La riforma liturgica successiva al Concilio Vaticano II ha sostituito il Breviario con la Liturgia delle Ore, il cui testo completo è pubblicato in quattro distinti volumi, diversi per ogni periodo dell'anno liturgico: Avvento e Natale, Quaresima e Pasqua e due volumi per il Tempo ordinario. Il testo, e il relativo obbligo di sostituzione del Breviario, è stato promulgato da papa Paolo VI con la costituzione apostolica Laudis canticum del 1º novembre 1970.

Il dovere di recitare la Liturgia delle Ore può provenire, per esempio, da un voto, dalle costituzioni di un istituto di perfezione o dall'essere chierici. Il Codice di diritto canonico dice: "I sacerdoti e i diaconi aspiranti al presbiterato sono obbligati a recitare ogni giorno la liturgia delle ore secondo i libri liturgici propri e approvati; i diaconi permanenti nella misura definita dalla Conferenza Episcopale".[1]
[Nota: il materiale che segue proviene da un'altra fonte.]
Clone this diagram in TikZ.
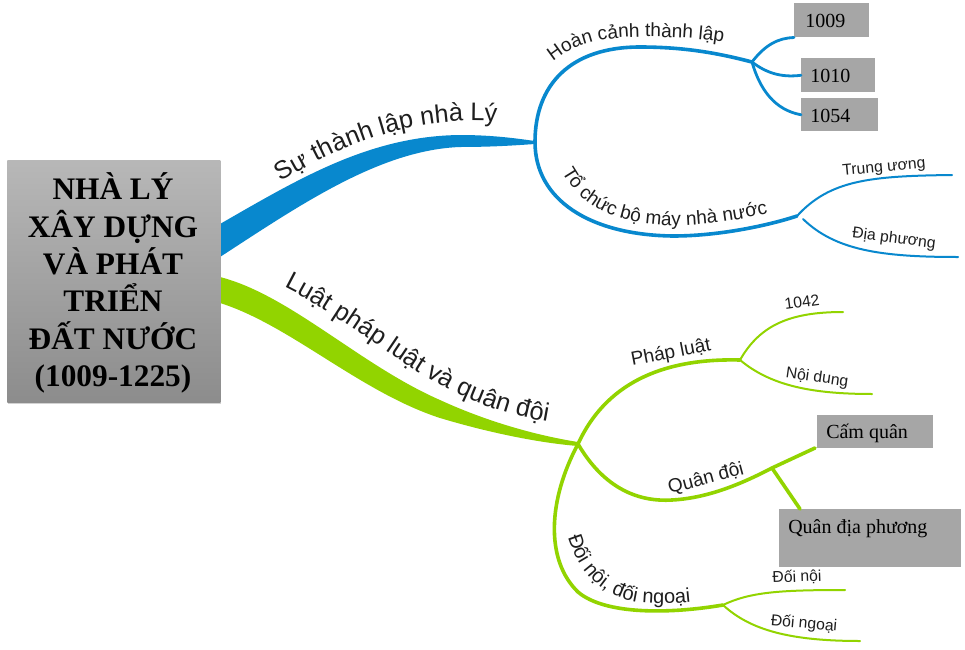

Il motu proprio Summorum Pontificum del 2007 dichiarò: "Ai chierici costituiti “in sacris” è lecito usare il Breviario Romano promulgato dal B. Giovanni XXIII nel 1962".[2] Nella Chiesa latina sono chierici solo i sacerdoti (vescovi e presbiteri) e i diaconi, visto che "con l'ordinazione diaconale uno diviene chierico".[3][4] Il termine clerici in sacris, che si trovava più volte nell'edizione 1917 del Codice di diritto canonico, non appare affatto in quello attuale, quello dell'edizione 1985, già da 22 anni in vigore nel 2007. Nel 2021, La Congregazione per il culto divino e la disciplina dei sacramenti, parlando nel 2021 del Rituale Romanum (ultima edizione tipica 1952) e del Pontificale Romanum precedente alla riforma liturgica, li descrisse come "libri liturgici che, come tutte le norme, le istruzioni, le concessioni e le consuetudini precedenti, sono stati abrogati" (per mezzo del motu proprio Traditionis custodes).[5]